Maponya and Motlana told them to let them fight it out within the organisation.
"They were adamant; said 'we are breaking away'. We left them and they did their thing.
"All the time we know and respect the fact that the breaking away is just an element that is dissatisfied. They will come back home...
"Motlana, today, is asking us what are we doing in the ANC; what are we doing in this organisation that liberated us from that terrible law that oppressed us."
'A sad day'
Maponya was one of hundreds of mourners who spent the better part of an hour caught up in a traffic jam near the Chris Hani-Baragwanath Hospital, where Johannesburg metro police had set up a major roadblock, seemingly oblivious to the event taking place just a few kilometres away.
Motlanthe on Tuesday declared four days of national mourning for Motlana, with the flag of the Republic to be flown at half-mast until his funeral on Saturday. The funeral service will be held at the University of the Witwatersrand Great Hall from 9am.
Eulogies to Motlana were delivered on Thursday by Johannesburg mayor Amos Masondo, community leader Tom Manthata, cardiologist Professor Patrick Mokgobo, Maponya and the Nelson Mandela Children's Fund's Sibongile Mkhabela.
"This is indeed a sad day. A true son of Africa is no more," said Masondo, describing him as a trail-blazer and pioneer and urging people to learn from his lessons and take up where he had left off.
"You are all beautiful, You are all great. You have all come to share sincere tears," said Manthata.
There would never be another Nthato Harrison Motlana, unique in so many ways, Mokgobo said in his farewell to his colleague.
He had had a special sensitivity for his community's needs and the ability to appropriately respond to them, was forthright and fearless, and fair with both his criticism of either friend or foe, sombre and dedicated.
Dignitaries in attendance
Two pigeons soared out from above the crucifix during the service, the grey birds rising on the rays of light streaming through the church's stained glass windows as the choir's voices rang out in tribute to the doctor the people loved.

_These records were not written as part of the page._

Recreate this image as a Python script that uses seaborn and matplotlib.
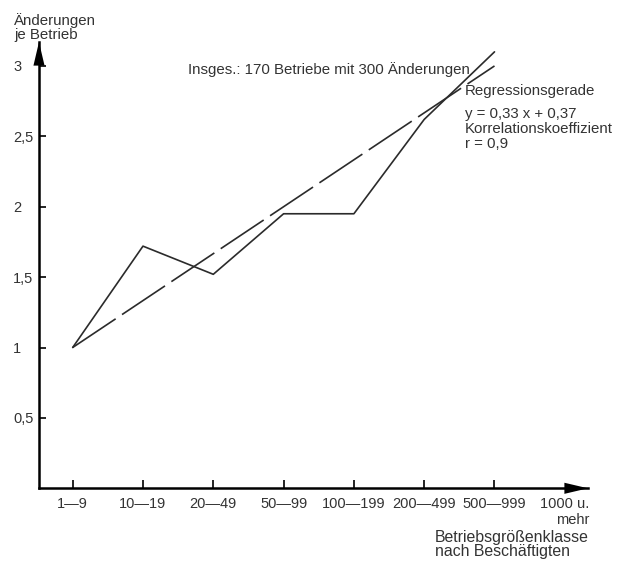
import matplotlib
matplotlib.use("Agg")
import matplotlib.pyplot as plt
import seaborn as sns
import pandas as pd

# Betriebsgrößenklassen (Beschäftigte) und durchschnittliche Änderungen je Betrieb
classes = ["1—9", "10—19", "20—49", "50—99", "100—199", "200—499", "500—999", "1000 u.\nmehr"]
changes = [1.0, 1.72, 1.52, 1.95, 1.95, 2.62, 3.10]
# Regressionsgerade: Werte an der ersten und letzten besetzten Klasse
reg_classes = [0, 6]
reg_values = [1.0, 3.0]
ytick_values = [0.5, 1, 1.5, 2, 2.5, 3]
ytick_labels = ["0,5", "1", "1,5", "2", "2,5", "3"]

sns.set_theme(style="white")
plt.rcParams["font.family"] = ["Liberation Sans", "DejaVu Sans"]

INK = "#2b2b2b"
TXT = "#333333"

W, H = 637, 561
fig = plt.figure(figsize=(W / 100, H / 100), dpi=100)
fig.patch.set_facecolor("white")

# axis origin at pixel (39, 488), arrow tips at x=588 and y=42
ax = fig.add_axes([39 / W, (H - 488.3) / H, (588 - 39) / W, (488.3 - 42) / H])
ax.set_facecolor("white")
ax.set_xlim(-0.479, 7.33)
ax.set_ylim(0, 3.17)

df = pd.DataFrame({"klasse": range(len(changes)), "aenderungen": changes})
sns.lineplot(data=df, x="klasse", y="aenderungen", sort=False, color=INK,
             lw=1.2, ax=ax)
df_reg = pd.DataFrame({"klasse": reg_classes, "wert": reg_values})
sns.lineplot(data=df_reg, x="klasse", y="wert", sort=False, color=INK,
             lw=1.2, linestyle=(0, (31, 4.6)), ax=ax)

# axes drawn as arrows
for side in ("top", "right"):
    ax.spines[side].set_visible(False)
for side in ("left", "bottom"):
    ax.spines[side].set_linewidth(1.8)
    ax.spines[side].set_color("black")

arrow = dict(arrowstyle="-|>,head_length=1.7,head_width=0.4", color="black",
             lw=0, shrinkA=0, shrinkB=0, mutation_scale=10)
ax.annotate("", xy=(1, 0), xytext=(0.9, 0), xycoords="axes fraction",
            textcoords="axes fraction", arrowprops=arrow, annotation_clip=False)
ax.annotate("", xy=(0, 1), xytext=(0, 0.9), xycoords="axes fraction",
            textcoords="axes fraction", arrowprops=arrow, annotation_clip=False)

ax.set_xticks(range(len(classes)))
ax.set_xticklabels(classes, ma="right")
ax.tick_params(axis="x", direction="in", length=6, width=1.2, pad=6,
               labelsize=10.5, labelcolor=TXT, color="black", bottom=True)
ax.xaxis.get_major_ticks()[-1].tick1line.set_visible(False)

ax.set_yticks(ytick_values)
ax.set_yticklabels(ytick_labels)
ax.tick_params(axis="y", direction="in", length=5, width=1.2, pad=18.5,
               labelsize=10.5, labelcolor=TXT, color="black", left=True)
for lab in ax.get_yticklabels():
    lab.set_horizontalalignment("left")

ax.set_xlabel("")
ax.set_ylabel("")
ax.grid(False)

fs = 10.8
ax.text(1.64, 2.942, "Insges.: 170 Betriebe mit 300 Änderungen", fontsize=fs,
        color=TXT, va="baseline", ha="left")
ax.text(5.58, 2.794, "Regressionsgerade", fontsize=fs, color=TXT,
        va="baseline", ha="left")
ax.text(5.58, 2.628, "y = 0,33 x + 0,37", fontsize=fs, color=TXT,
        va="baseline", ha="left")
ax.text(5.58, 2.521, "Korrelationskoeffizient", fontsize=fs, color=TXT,
        va="baseline", ha="left")
ax.text(5.58, 2.415, "r = 0,9", fontsize=fs, color=TXT,
        va="baseline", ha="left")

# axis titles
fig.text(14 / W, 1 - 25 / H, "Änderungen", fontsize=fs, color=TXT,
         va="baseline", ha="left")
fig.text(14 / W, 1 - 39 / H, "je Betrieb", fontsize=fs, color=TXT,
         va="baseline", ha="left")
fig.text(435 / W, 1 - 541.7 / H, "Betriebsgrößenklasse", fontsize=11.4,
         color=TXT, va="baseline", ha="left")
fig.text(435 / W, 1 - 556 / H, "nach Beschäftigten", fontsize=11.4,
         color=TXT, va="baseline", ha="left")

fig.savefig("out.png", dpi=100, facecolor="white")
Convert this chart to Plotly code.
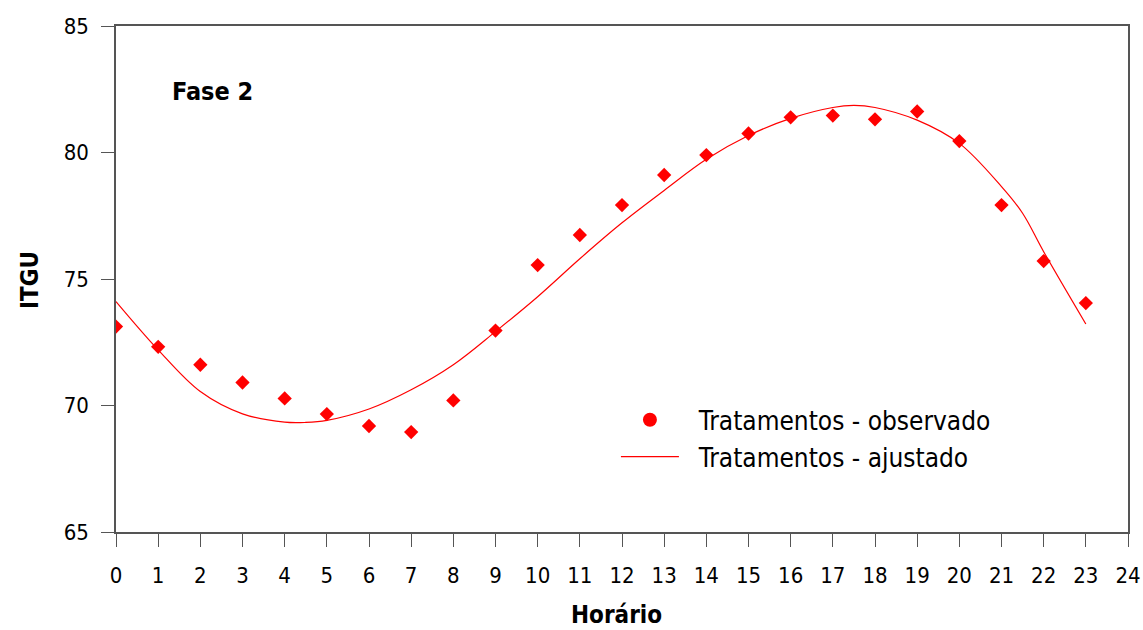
import plotly.graph_objects as go

hours = list(range(24))
observado = [73.12, 72.32, 71.61, 70.91, 70.28, 69.66, 69.19, 68.95, 70.20, 72.96,
             75.55, 76.74, 77.92, 79.11, 79.90, 80.75, 81.39, 81.46, 81.31, 81.62,
             80.45, 77.92, 75.71, 74.05]
ajustado_x = [0, 1, 2, 3, 4, 4.5, 5, 6, 7, 8, 9, 10, 11, 12, 13, 14, 15, 16, 17, 17.5,
              18, 19, 20, 21, 21.5, 22, 23]
ajustado = [74.11, 72.20, 70.55, 69.67, 69.34, 69.33, 69.41, 69.86, 70.62, 71.61, 72.92,
            74.30, 75.80, 77.22, 78.50, 79.73, 80.67, 81.35, 81.78, 81.86, 81.78, 81.28,
            80.36, 78.65, 77.60, 76.08, 73.22]
x_ticks = list(range(25))
y_ticks = [65, 70, 75, 80, 85]

FONT = "Liberation Sans Narrow, Arial Narrow, DejaVu Sans Condensed, sans-serif"

fig = go.Figure()
fig.add_trace(go.Scatter(x=hours, y=observado, mode="markers",
                         marker=dict(symbol="diamond", size=11, color="#ff0000"),
                         showlegend=False, name="Tratamentos - observado"))
fig.add_trace(go.Scatter(x=[None], y=[None], mode="markers",
                         marker=dict(symbol="circle", size=14, color="#ff0000"),
                         name="\u00a0\u00a0Tratamentos - observado"))
fig.add_trace(go.Scatter(x=ajustado_x, y=ajustado, mode="lines", line_shape="spline",
                         line=dict(color="#ff0000", width=1.2),
                         name="\u00a0\u00a0Tratamentos - ajustado"))

fig.update_layout(
    width=1143, height=630,
    margin=dict(l=116, r=15, t=26, b=98, autoexpand=False),
    paper_bgcolor="white", plot_bgcolor="white",
    font=dict(family=FONT, color="black", size=22),
    legend=dict(x=0.494, y=0.268, xanchor="left", yanchor="top",
                font=dict(size=26, family=FONT), bgcolor="rgba(0,0,0,0)",
                itemwidth=58, tracegroupgap=0),
    xaxis=dict(range=[0, 24], tickmode="array", tickvals=x_ticks,
               ticktext=[str(t) for t in x_ticks], automargin=False,
               showgrid=False, zeroline=False, showline=True, linecolor="#555",
               linewidth=1.5, mirror=True, ticks="outside", ticklen=13,
               tickcolor="#555", tickfont=dict(size=22), ticklabelstandoff=10),
    yaxis=dict(range=[65, 85], tickmode="array", tickvals=y_ticks, automargin=False,
               showgrid=False, zeroline=False, showline=True, linecolor="#555",
               linewidth=1.5, mirror=True, ticks="outside", ticklen=13,
               tickcolor="#555", tickfont=dict(size=22), ticklabelstandoff=8),
    annotations=[
        dict(text="<b>ITGU</b>", x=-0.085, y=0.498, xref="paper", yref="paper",
             textangle=-90, showarrow=False, font=dict(size=24),
             xanchor="center", yanchor="middle"),
        dict(text="<b>Horário</b>", x=0.495, y=-0.164, xref="paper", yref="paper",
             showarrow=False, font=dict(size=24), xanchor="center", yanchor="middle"),
        dict(text="<b>Fase 2</b>", x=0.095, y=0.87, xref="paper", yref="paper",
             showarrow=False, font=dict(size=25), xanchor="center", yanchor="middle"),
    ],
)

fig.write_html("out.html")
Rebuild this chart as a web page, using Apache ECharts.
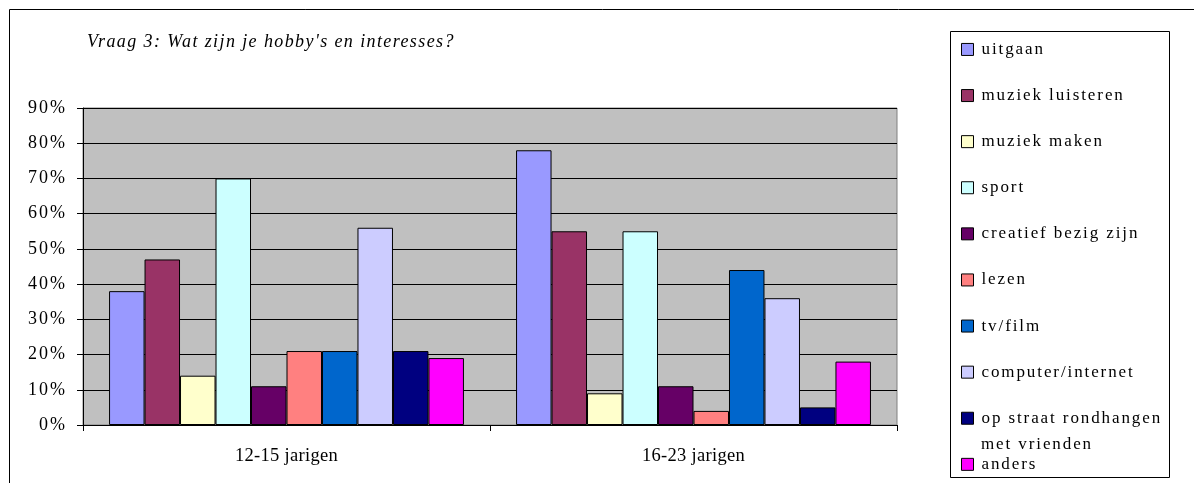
<!DOCTYPE html>
<html>
<head>
<meta charset="utf-8">
<script src="https://cdn.jsdelivr.net/npm/echarts@6/dist/echarts.min.js"></script>
<style>
html,body{margin:0;padding:0;background:#fff;}
#chart{width:1194px;height:483px;}
</style>
</head>
<body>
<div id="chart"></div>
<script>
const titleText = "Vraag 3: Wat zijn je hobby's en interesses?";
const categories = ['12-15 jarigen', '16-23 jarigen'];
const seriesNames = ['uitgaan', 'muziek luisteren', 'muziek maken', 'sport', 'creatief bezig zijn', 'lezen', 'tv/film', 'computer/internet', 'op straat rondhangen met vrienden', 'anders'];
const uitgaan = [38, 78];
const muziekLuisteren = [47, 55];
const muziekMaken = [14, 9];
const sport = [70, 55];
const creatief = [11, 11];
const lezen = [21, 4];
const tvFilm = [21, 44];
const computerInternet = [56, 36];
const opStraat = [21, 5];
const anders = [19, 18];
const yTicks = [0, 10, 20, 30, 40, 50, 60, 70, 80, 90];
const seriesValues = [uitgaan, muziekLuisteren, muziekMaken, sport, creatief, lezen, tvFilm, computerInternet, opStraat, anders];
const colors = ['#9999FF', '#993366', '#FFFFCC', '#CCFFFF', '#660066', '#FF8080', '#0066CC', '#CCCCFF', '#000080', '#FF00FF'];

// letter spacing (the reference text is spaced out) keyed on font size / style
(function () {
  const proto = CanvasRenderingContext2D.prototype;
  if (!('letterSpacing' in proto)) return;
  function spacingFor(font) {
    const m = /([\d.]+)px/.exec(font || '');
    const size = m ? parseFloat(m[1]) : 12;
    if (/italic/.test(font)) return '1.4px';
    if (Math.abs(size - 17) < 0.01) return '1.9px';
    if (Math.abs(size - 18) < 0.01) return '2px';
    if (Math.abs(size - 18.5) < 0.01) return '0.3px';
    return '0px';
  }
  const origFill = proto.fillText, origMeasure = proto.measureText, origStroke = proto.strokeText;
  proto.fillText = function () { this.letterSpacing = spacingFor(this.font); return origFill.apply(this, arguments); };
  proto.strokeText = function () { this.letterSpacing = spacingFor(this.font); return origStroke.apply(this, arguments); };
  proto.measureText = function () { this.letterSpacing = spacingFor(this.font); return origMeasure.apply(this, arguments); };
})();

const serif = "'Liberation Serif', serif";
const chart = echarts.init(document.getElementById('chart'), null, {renderer: 'canvas'});
chart.setOption({
  animation: false,
  color: colors,
  textStyle: {fontFamily: serif, color: '#000'},
  title: {
    text: titleText, left: 87, top: 33, padding: 0,
    textStyle: {fontFamily: serif, fontStyle: 'italic', fontWeight: 'normal', fontSize: 18, lineHeight: 18, color: '#000'}
  },
  graphic: [
    {type: 'rect', shape: {x: 9.5, y: 9.5, width: 1200, height: 500}, style: {fill: 'none', stroke: '#000', lineWidth: 1}, z: -10, silent: true},
    {type: 'rect', shape: {x: 950.5, y: 31.5, width: 219, height: 446}, style: {fill: '#fff', stroke: '#000', lineWidth: 1}, z: -5, silent: true},
    {type: 'text', left: 981, top: 435, style: {text: 'met vrienden', fontFamily: serif, fontSize: 17, fill: '#000'}, silent: true}
  ],
  legend: {
    orient: 'vertical', left: 961, top: 40, height: 445, padding: 0,
    itemWidth: 12, itemHeight: 12, itemGap: 27.2, icon: 'rect',
    itemStyle: {borderColor: '#000', borderWidth: 1},
    textStyle: {fontFamily: serif, fontSize: 17, color: '#000', lineHeight: 18, padding: [0, 0, 0, 3]},
    formatter: function (n) { return n === 'op straat rondhangen met vrienden' ? 'op straat rondhangen' : n; },
    data: seriesNames
  },
  grid: {
    left: 83, top: 108, right: 297, bottom: 58, show: true,
    backgroundColor: '#C0C0C0', borderColor: '#808080', borderWidth: 1, containLabel: false
  },
  xAxis: {
    type: 'category', data: categories,
    axisLine: {show: true, lineStyle: {color: '#000', width: 1}},
    axisTick: {show: true, alignWithLabel: false, length: 6, lineStyle: {color: '#000'}},
    axisLabel: {fontFamily: serif, fontSize: 18.5, color: '#000', margin: 21},
    splitLine: {show: false}
  },
  yAxis: {
    type: 'value', min: 0, max: 90, interval: 10,
    axisLine: {show: true, lineStyle: {color: '#000', width: 1}},
    axisTick: {show: true, length: 6, lineStyle: {color: '#000'}},
    axisLabel: {fontFamily: serif, fontSize: 18, color: '#000', margin: 16,
      formatter: function (v) { return yTicks.indexOf(v) >= 0 ? v + '%' : ''; }},
    splitLine: {show: true, lineStyle: {color: '#000', width: 1}}
  },
  series: seriesNames.map(function (name, i) {
    return {
      name: name, type: 'bar', data: seriesValues[i],
      barGap: '0%', barCategoryGap: '12.8%',
      itemStyle: {color: colors[i], borderColor: '#000', borderWidth: 1}
    };
  })
});
</script>
</body>
</html>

Among the dignitaries paying their last respects: SA Reserve Bank Governor Tito Mboweni, businessman Tokyo Sexwale, Justice Edwin Cameron, advocate George Bizos, and Gauteng Premier Paul Mashatile.
Also there were: Pearl Luthuli, the granddaughter of Chief Albert Luthuli, who was President-General of the ANC from December 1952 until his death in 1967; singer Sipho "Hotstix" Mabuse; and Mohumagadi Semane, mother of the king of the Bafokng of Rustenburg.
Winnie Madikizela-Mandela made an unobtrusive entrance just after the service started, with her daughter Princess Zenani Mandela-Dlamini.
They sat, not with Motlana's family, but with a host of other dignitaries in the front pew.
Motlana is survived by six children, 11 grandchildren and a great grandchild.